The Border Angels finished their historic 4500 mile “Marcha Migrante III” from San Diego to Canada and back on Sunday, February 17.
The group, a human rights organizations founded in 1986 by Enrique Morones to stop the unnecessary deaths of people traveling across the U.S./Mexico border areas of San Diego County and the Imperial Valley, chose to make the 4500 mile caravan, “Marcha Migrante III,” to remember the 4500 immigrants that have died in the border region between U.S. and Mexico. The march went through 40 cities with the message of “Su Voto Es Su Voz,” (Your Vote is Your Voice).
Immigration across the border of economic and political refugees from Mexico and Central America has increased dramatically in recent years, the result of decades of U.S.-engineered civil wars and genocide in Guatemala, El Salvador, and Nicaragua, combined with the economic devastation caused to indigenous communities in Mexico and Central caused by the North American Free Trade Agreement (NAFTA) and the Central American Free Trade Agreement (CAFTA).

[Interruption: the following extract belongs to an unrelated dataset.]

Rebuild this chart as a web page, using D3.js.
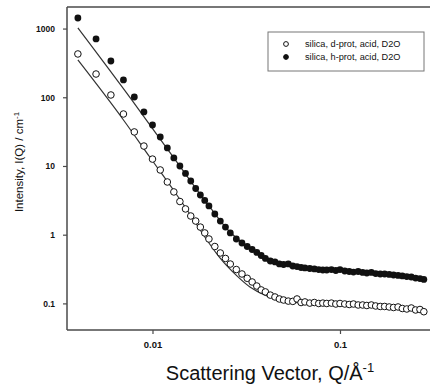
<!DOCTYPE html>
<html>
<head>
<meta charset="utf-8">
<script src="https://cdn.jsdelivr.net/npm/d3@7"></script>
<style>
  html, body { margin: 0; padding: 0; background: #fff; }
  svg { display: block; font-family: "Liberation Sans", Arial, sans-serif; }
</style>
</head>
<body>
<svg id="chart" width="430" height="384"></svg>
<script>
// scattering vector Q (1/Å), shared by both measured series
const qValues = [
  0.004, 0.005, 0.006, 0.007, 0.008, 0.009, 0.010, 0.011, 0.012, 0.013,
  0.014, 0.015, 0.016, 0.017, 0.018, 0.019, 0.020, 0.0215, 0.023, 0.0245,
  0.026, 0.028, 0.030, 0.032, 0.034, 0.036, 0.038, 0.040, 0.0425, 0.045,
  0.0475, 0.050, 0.053, 0.056, 0.059, 0.062, 0.065, 0.069, 0.073, 0.077,
  0.081, 0.085, 0.090, 0.095, 0.100, 0.106, 0.112, 0.118, 0.125, 0.132,
  0.139, 0.147, 0.155, 0.164, 0.173, 0.183, 0.193, 0.204, 0.215, 0.227,
  0.240, 0.253, 0.267, 0.280
];

// silica, d-prot, acid, D2O (open circles)
const dProtValues = [
  427, 218, 108, 57.1, 31.3, 19.5, 12.6, 8.75, 5.85, 4.19,
  3.04, 2.37, 1.87, 1.58, 1.29, 1.06, 0.866, 0.673, 0.542, 0.451,
  0.374, 0.311, 0.268, 0.232, 0.205, 0.179, 0.157, 0.147, 0.132, 0.124,
  0.116, 0.112, 0.108, 0.107, 0.116, 0.103, 0.105, 0.101, 0.103, 0.0997,
  0.101, 0.0997, 0.101, 0.098, 0.0997, 0.098, 0.0964, 0.098, 0.0948, 0.0948,
  0.0932, 0.0948, 0.0917, 0.0902, 0.0902, 0.0887, 0.0872, 0.0887, 0.0843, 0.0829,
  0.0857, 0.0802, 0.0815, 0.0757
];

// silica, h-prot, acid, D2O (filled circles)
const hProtValues = [
  1426, 706, 337, 179, 101, 61.1, 39.5, 26.4, 18.3, 13.1,
  10.0, 7.78, 6.05, 4.70, 3.78, 3.15, 2.62, 2.00, 1.58, 1.29,
  1.06, 0.866, 0.757, 0.673, 0.609, 0.551, 0.498, 0.451, 0.414, 0.401,
  0.375, 0.368, 0.375, 0.350, 0.344, 0.333, 0.328, 0.322, 0.317, 0.311,
  0.306, 0.306, 0.311, 0.301, 0.311, 0.296, 0.291, 0.286, 0.291, 0.282,
  0.277, 0.282, 0.272, 0.268, 0.268, 0.264, 0.259, 0.255, 0.251, 0.246,
  0.242, 0.234, 0.230, 0.223
];

// model fit curves
const dProtFitQ = [0.004, 0.00694, 0.00967, 0.01315, 0.01582, 0.0195, 0.0229, 0.0282, 0.0331, 0.0398, 0.0478, 0.0611, 0.1, 0.1635, 0.277];
const dProtFitI = [349, 48.3, 13.5, 4.18, 2.00, 0.837, 0.458, 0.251, 0.173, 0.132, 0.112, 0.1014, 0.0948, 0.0887, 0.0775];
const hProtFitQ = [0.004, 0.00775, 0.0130, 0.0202, 0.0259, 0.0331, 0.0423, 0.0541, 0.0782, 0.128, 0.209, 0.277];
const hProtFitI = [1021, 91.4, 13.1, 2.53, 1.095, 0.640, 0.443, 0.362, 0.317, 0.286, 0.259, 0.234];

const yTicks = [0.1, 1, 10, 100, 1000];
const yTickLabels = ['0.1', '1', '10', '100', '1000'];
const xTicks = [0.01, 0.1];
const xTickLabels = ['0.01', '0.1'];
const legendLabels = ['silica, d-prot, acid, D2O', 'silica, h-prot, acid, D2O'];

const svg = d3.select('#chart');
const plotLeft = 67, plotRight = 430, plotTop = 7, plotBottom = 330;

const x = d3.scaleLog().domain([0.0035, 0.302]).range([plotLeft, plotRight]);
const y = d3.scaleLog().domain([0.041, 2060]).range([plotBottom, plotTop]);

const frameColor = '#4a4a4a';

// frame: top, left, bottom
svg.append('line')
    .attr('x1', plotLeft).attr('x2', plotRight).attr('y1', plotTop).attr('y2', plotTop)
    .attr('stroke', frameColor).attr('stroke-width', 1.5);

const yAxis = svg.append('g')
    .attr('transform', `translate(${plotLeft},0)`)
    .call(d3.axisLeft(y).tickValues(yTicks).tickFormat((d, i) => yTickLabels[i]).tickSize(4).tickPadding(8));
yAxis.select('.domain').attr('d', `M0,${plotTop}V${plotBottom}`).attr('stroke', frameColor).attr('stroke-width', 1.5);
yAxis.selectAll('.tick text').attr('font-size', 8.5);

const xAxis = svg.append('g')
    .attr('transform', `translate(0,${plotBottom})`)
    .call(d3.axisBottom(x).tickValues(xTicks).tickFormat((d, i) => xTickLabels[i]).tickSize(4).tickPadding(7));
xAxis.select('.domain').attr('d', `M${plotLeft},0H${plotRight}`).attr('stroke', frameColor).attr('stroke-width', 1.5);
xAxis.selectAll('.tick text').attr('font-size', 9.5);

svg.selectAll('.tick line').attr('stroke', frameColor).attr('stroke-width', 1.2);
svg.selectAll('.tick text')
    .attr('font-family', '"Liberation Sans", Arial, sans-serif')
    .attr('font-weight', 'bold')
    .attr('fill', '#111');

// axis titles
svg.append('text')
    .attr('transform', 'translate(23,162) rotate(-90)')
    .attr('text-anchor', 'middle')
    .attr('font-size', 11.5)
    .attr('fill', '#111')
    .text('Intensity, I(Q) / cm')
    .append('tspan')
    .attr('dy', -4.5)
    .attr('font-size', 8)
    .text('-1');

const xTitle = svg.append('text')
    .attr('x', 270)
    .attr('y', 380)
    .attr('text-anchor', 'middle')
    .attr('font-size', 20)
    .attr('fill', '#111')
    .text('Scattering Vector, Q/Å');
xTitle.append('tspan')
    .attr('dy', -8)
    .attr('font-size', 13)
    .text('-1');

// fit lines
const line = d3.line()
    .x(d => x(d[0]))
    .y(d => y(d[1]))
    .curve(d3.curveMonotoneX);

const fits = [
    d3.zip(dProtFitQ, dProtFitI),
    d3.zip(hProtFitQ, hProtFitI)
];

svg.append('g')
    .selectAll('path')
    .data(fits)
    .join('path')
    .attr('d', line)
    .attr('fill', 'none')
    .attr('stroke', '#333')
    .attr('stroke-width', 1.2);

// measured points
const dProtPoints = d3.zip(qValues, dProtValues);
const hProtPoints = d3.zip(qValues, hProtValues);

svg.append('g')
    .selectAll('circle')
    .data(dProtPoints)
    .join('circle')
    .attr('cx', d => x(d[0]))
    .attr('cy', d => y(d[1]))
    .attr('r', 3.3)
    .attr('fill', '#fff')
    .attr('stroke', '#111')
    .attr('stroke-width', 1);

svg.append('g')
    .selectAll('circle')
    .data(hProtPoints)
    .join('circle')
    .attr('cx', d => x(d[0]))
    .attr('cy', d => y(d[1]))
    .attr('r', 3.4)
    .attr('fill', '#111');

// legend
const legend = svg.append('g').attr('transform', 'translate(268,32)');
legend.append('rect')
    .attr('width', 156).attr('height', 39)
    .attr('fill', '#fff')
    .attr('stroke', '#777')
    .attr('stroke-width', 1);

const legendItems = legend.selectAll('g.item')
    .data(legendLabels)
    .join('g')
    .attr('class', 'item')
    .attr('transform', (d, i) => `translate(0,${12 + i * 13})`);

legendItems.append('circle')
    .attr('cx', 18).attr('cy', 0)
    .attr('r', 2.4)
    .attr('fill', (d, i) => i === 0 ? '#fff' : '#111')
    .attr('stroke', '#111')
    .attr('stroke-width', 1);

legendItems.append('text')
    .attr('x', 37).attr('y', 3.3)
    .attr('font-size', 9.2)
    .attr('fill', '#111')
    .text(d => d);
</script>
</body>
</html>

“The people of this country will elect a new president this November,” said Morones at a press conference with supporters of the Border Angels at the state capitol in Sacramento on February 6. “We are not supporting any particular presidential candidate – we want to get the candidates to support immigration reform as a pathway for legalization. There are 12 million undocumented workers in this country.”
The first Marcha Migrante, from February 2 to February 28, 2006, went from San Diego to Washington D.C. The theme of this march was to say “No to HR 4437,” a odious piece of anti-immigrant legislation. “After 3-1/2 million people took to the streets in April and more protested in May, the bill was defeated in Congress,” said Morones.
The second Marcha Migrante in 2007 traveled from San Diego to Brownsville, Texas to collect the stories of migrants to bring to Washington D.C.
Eric Guerra, staff person for State Senator Gil Cedillo, emphasized that immigrants are essential to the economy and culture of California, with 30 percent of the state’s people being immigrants from other countries. “Cedillo strongly supports your efforts to get out the vote,” said Guerra.
Other speakers at the news conference included Cinthya Munoz from Sacramento City College Brown Issues and MECHA, Jose Sandoval of Voluntarios de La Communidad, Armando Gutierrez from the CSUS Mecha, and Daniel Morales, Treasurer of the GI Forum.
Munoz, who helped organized pro-immigrant rallies and marches in Sacramento in 2006, said it was good that the “Marcha Migrante” was bringing into the public eye again the issue of immigrant rights and deaths on the border. “People are dying on the border,” she said. “The issue hasn’t gone away, even though millions aren’t turning out in the streets like they were in 2006.”
After departing from the press conference in Sacramento, Morones and his supporters drove to Medford, Eugene, Woodburn, and Portland, Oregon. They traveled on to Seattle, Washington and the U.S./Canada border. An action with immigrant rights activist Elvira Arellano was planned on the Canadian side of the border, but the Canadian government refused to issue her a visa.
The group then traveled through Yakima, Washington, Boise, Idaho and Salt Lake Lake City, Utah to urge citizens in Latino communities to get out and vote. They finished their journey with an evening vigil in North Las Vegas on February 16, followed by their return to San Diego and a one-mile walk to the border at 1 p.m. on February 17.
During the spring and summer months, the Border Angels install 340 water stations in the Imperial Valley Desert and surrounding areas. With temperatures reaching as high as 127 degrees, water is critical for survival. Volunteers maintain stations each weekend throughout the spring and summer.
During the fall and winter, the group establishes critical life-saving stations throughout the San Diego Mountain areas. Winter clothing, food and water are placed in winter storage bins to help decrease negative health results from being exposed to the freezing temperature changes that exists in the San Diego County mountain areas this time of year.
The organization also educates citizens and government officials on the status of weather related deaths and racial-discrimination crime deaths. “The Border Angels are proud supporters of equal rights,” according to Morones.
The organization has opposed the racist scapegoating of immigrants by the Minutemen and other anti-immigrant organizations. When the Minutemen descended on San Diego in the spring and summer of 2005, Morones and other activists responded by forming the Gente Unida – “United People”–coalition – and employed creative ways to disrupt the Minutemen’s activities.
More recently, the Border Angels were successful in pressuring CalTrans to remove “Adopt-A-Highway” signs emblazoned with the “Minutemen” name on a two-mile northbound stretch of Interstate 5, north of San Diego, near where Border Patrol agents stop motorists and search for undocumented workers.
Enrique Morones and the Border Angels are true modern day heroes whose goal is to save the lives of people, forced by the impact of U.S. economic and foreign policy in Latin America and oppression by the reactionary regime of Mexican President Felipe Calderon, to migrate across the border in dangerous conditions to seek work.